Diaz also incorporated light wells (like the orange ones in Judd’s stainless steel and Plexiglas sculpture) that flood the uppermost level with light but then diffuse the rays as they travel down into lower levels, where light-sensitive artwork would be on display.

“The argument you could have with my project is there was too much light,” Diaz says. “But there’s a lot of new technologies in glass coming out that are making dreams of having glass in arm museums more possible.”

She’s convinced her design would add visual interest to the museum.

Model by Rob Prentiss.

“I was thinking of an urban scheme along Mississippi Street, so you see this promenade of this rhythmic extension of the Spencer that would draw you in from Mississippi,” she says.

What architects do

Like Diaz’s design, Michael Cook’s conception uses glass to create natural light and visual interest.

In fact, he envisions an addition constructed almost entirely of clear and frosted glass, with giant white trusses running through it.

He divided the expansion into three distinct units, one to house the gallery, one for the stairs and elevators and one for art history department and museum offices.

Someone walking down Mississippi Street “could probably see through the building most of the way,” Cook says.
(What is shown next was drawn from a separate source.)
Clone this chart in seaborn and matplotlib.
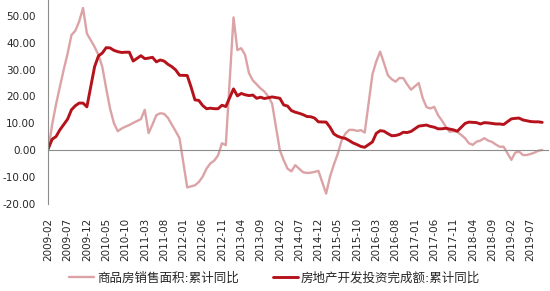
import matplotlib
matplotlib.use("Agg")
import matplotlib.pyplot as plt
import pandas as pd
import seaborn as sns

# ---- data -------------------------------------------------------------
# monthly observations (January is not published; Jan-Feb is combined)
months = [f"{y}-{m:02d}" for y in range(2009, 2020) for m in range(2, 13)][:119]

sales_area_yoy = [
    0, 9.5, 17, 23.6, 30, 36, 42.9, 44.5, 48, 53, 43.5,            # 2009
    38.5, 35.5, 31, 23, 15.5, 10, 7, 8, 8.7, 9.3, 10.1,             # 2010
    11.5, 15, 6.3, 9.5, 13, 13.7, 13.5, 12, 9.5, 7, 4.4,            # 2011
    -14, -13.6, -13.2, -12, -10, -7, -5, -4, -2, 2.5, 1.8,          # 2012
    49.5, 37.3, 38, 35.5, 28.7, 26, 24.5, 23, 21.8, 20, 17.3,       # 2013
    -0.1, -3.8, -7, -8, -5.7, -7, -8.3, -8.6, -8.5, -8.2, -7.8,     # 2014
    -16.3, -10, -5.5, -1.5, 3.5, 6.1, 7.5, 7.5, 7.1, 7.4, 6.5,      # 2015
    28.2, 33.1, 36.7, 32.4, 27.9, 26.4, 25.5, 26.9, 26.8, 24.5, 22.5,  # 2016
    25, 19.5, 16, 15.5, 16.1, 13, 11, 8.7, 6.8, 7, 6.8,             # 2017
    4.4, 2.5, 1.9, 3.1, 3.5, 4.4, 3.5, 3, 2, 1.2, 1.2,              # 2018
    -3.7, -1, -0.6, -1.9, -1.9, -1.5, -1, -0.3, 0,                  # 2019
]

invest_yoy = [
    0.5, 4, 5, 7.5, 9.5, 11.5, 15, 16.5, 17.5, 17.5, 16.1,          # 2009
    31.1, 35.1, 36.2, 38.2, 38.1, 37.2, 36.7, 36.4, 36.5, 36.5, 33.2,  # 2010
    35.2, 34.1, 34.3, 34.6, 32.9, 33.6, 33.2, 32.0, 31.1, 29.9, 27.9,  # 2011
    27.8, 23.5, 18.7, 18.5, 16.6, 15.4, 15.6, 15.4, 15.4, 16.7, 16.2,  # 2012
    22.8, 20.2, 21.1, 20.6, 20.3, 20.5, 19.3, 19.7, 19.2, 19.5, 19.8,  # 2013
    19.3, 16.8, 16.4, 14.7, 14.1, 13.7, 13.2, 12.5, 12.4, 11.9, 10.5,  # 2014
    10.4, 8.5, 6.0, 5.1, 4.6, 4.3, 3.5, 2.6, 2.0, 1.3, 1.0,         # 2015
    3.0, 6.2, 7.2, 7.0, 6.1, 5.3, 5.4, 5.8, 6.6, 6.5, 6.9,          # 2016
    8.9, 9.1, 9.3, 8.8, 8.5, 7.9, 7.9, 8.1, 7.8, 7.5, 7.0,          # 2017
    9.9, 10.4, 10.3, 10.2, 9.7, 10.2, 10.1, 9.9, 9.7, 9.7, 9.5,     # 2018
    11.6, 11.8, 11.9, 11.2, 10.9, 10.6, 10.5, 10.5, 10.3,           # 2019
]

series_names = ["商品房销售面积:累计同比", "房地产开发投资完成额:累计同比"]
y_ticks = [-20, -10, 0, 10, 20, 30, 40, 50]
x_tick_labels = [
    "2009-02", "2009-07", "2009-12", "2010-05", "2010-10", "2011-03", "2011-08",
    "2012-01", "2012-06", "2012-11", "2013-04", "2013-09", "2014-02", "2014-07",
    "2014-12", "2015-05", "2015-10", "2016-03", "2016-08", "2017-01", "2017-06",
    "2017-11", "2018-04", "2018-09", "2019-02", "2019-07",
]

# ---- helpers ----------------------------------------------------------
def month_pos(s):
    y, m = s.split("-")
    return (int(y) - 2009) * 12 + (int(m) - 2)

df = pd.DataFrame({
    "month": months,
    "x": [month_pos(m) for m in months],
    series_names[0]: sales_area_yoy,
    series_names[1]: invest_yoy,
})
tick_pos = [month_pos(s) for s in x_tick_labels]

# ---- plot -------------------------------------------------------------
sns.set_style("white")
plt.rcParams["font.family"] = ["DejaVu Sans", "Noto Sans CJK SC"]

fig = plt.figure(figsize=(5.5, 2.91), dpi=100)
ax = fig.add_axes([48.3 / 550, 87.5 / 291, 499.7 / 550, 203.5 / 291])

pink = "#DCA3A6"
red = "#B5121B"
sns.lineplot(data=df, x="x", y=series_names[0], ax=ax, color=pink,
             linewidth=1.7, label=series_names[0])
sns.lineplot(data=df, x="x", y=series_names[1], ax=ax, color=red,
             linewidth=2.1, label=series_names[1])

ax.set_xlim(0, 129.5)
ax.set_ylim(-20, 56)
ax.set_xlabel("")
ax.set_ylabel("")

ax.set_yticks(y_ticks)
ax.set_yticklabels([f"{v:.2f}" for v in y_ticks])
ax.tick_params(axis="y", direction="out", length=4, width=0.8,
               color="#8c8c8c", labelsize=7.5, labelcolor="#262626", pad=5)

for s in ["top", "right"]:
    ax.spines[s].set_visible(False)
ax.spines["left"].set_color("#8c8c8c")
ax.spines["left"].set_linewidth(0.8)
ax.spines["bottom"].set_position(("data", 0))
ax.spines["bottom"].set_color("#8c8c8c")
ax.spines["bottom"].set_linewidth(0.8)

ax.set_xticks(tick_pos)
ax.tick_params(axis="x", direction="out", length=4, width=0.8,
               color="#8c8c8c", labelbottom=False)

sec = ax.secondary_xaxis("bottom")
sec.set_xticks(tick_pos)
sec.set_xticklabels(x_tick_labels, rotation=90)
sec.tick_params(length=0, pad=10, labelsize=7.5, labelcolor="#262626")
sec.spines["bottom"].set_visible(False)

handles, labels = ax.get_legend_handles_labels()
ax.get_legend().remove()
fig.legend(handles, labels, loc="center", bbox_to_anchor=(0.499, 0.045),
           ncol=2, frameon=False, fontsize=9, handlelength=2.0,
           handletextpad=0.25, columnspacing=2.7, labelcolor="#262626")

fig.savefig("out.png", dpi=100, facecolor="white")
The spaces he created “have different heights and different degrees of projection toward the stadium. I think there’s a lot of visual interest that shows up there.”

Cook says he’s glad the museum is sharing the models with the public.

“I think a lot of people have sort of a romantic notion of what the architect is and what the architect does, but they don’t REALLY know what it is that the architect does,” he says. “This will probably help them understand that better.”

Ambitious wish list

Jessica Braker’s design would extend the museum south, a direction few chose to go.

“I felt like it solved two problems,” she says. “I was trying to connect the Spencer with campus, but also to allow people to go straight into the parking lot below it without curving around that road that cuts Spencer off from campus.”

She created a glass, steel and marble structure with four huge, vertical light wells and an observation terrace. Her building would extend east of the current structure, creating a 90-degree angle and a cozy courtyard-style entrance at the museum’s rear.

Overall, students seemed excited about the opportunity to confer with an actual client.

“I’m glad I had this experience,” Diaz says. “We’ve never had an actual real-life client. The teacher would hand us a description of the project, and we’d make up a client.”

In this case, the museum expressed clear desires. On the staff’s wish list: classrooms where works not permanently on display could be studied in-depth, a space larger than the current Central Court where the public could connect with one another and artwork, “wet” classrooms where students could make projects in response to works in the museum, and viewable storage space for its large decorative arts collection.

‘Very impressive’

A recent inventory indicates the museum’s collection numbers around 24,500 objects. About 3 percent of that is on display in the galleries at any given time; 5 percent is common at most museums.

The expansion is one of the capital projects of KUFirst, the university’s current fund-raising campaign. The museum hasn’t set a timeline for fund raising or construction.

But museum staff are energized by the student’s designs and excited to be interacting with the university community.

“This project has been one of the examples of some of the unusual ways in which the museum participates in the academic life of the university, sort of providing a vehicle for a class to do a learning project involved in the museum,” Norris says. “They had to see the collection and know what our needs were in order to do this project.

“It also gives us an opportunity to showcase some of the student work here that’s really very impressive.”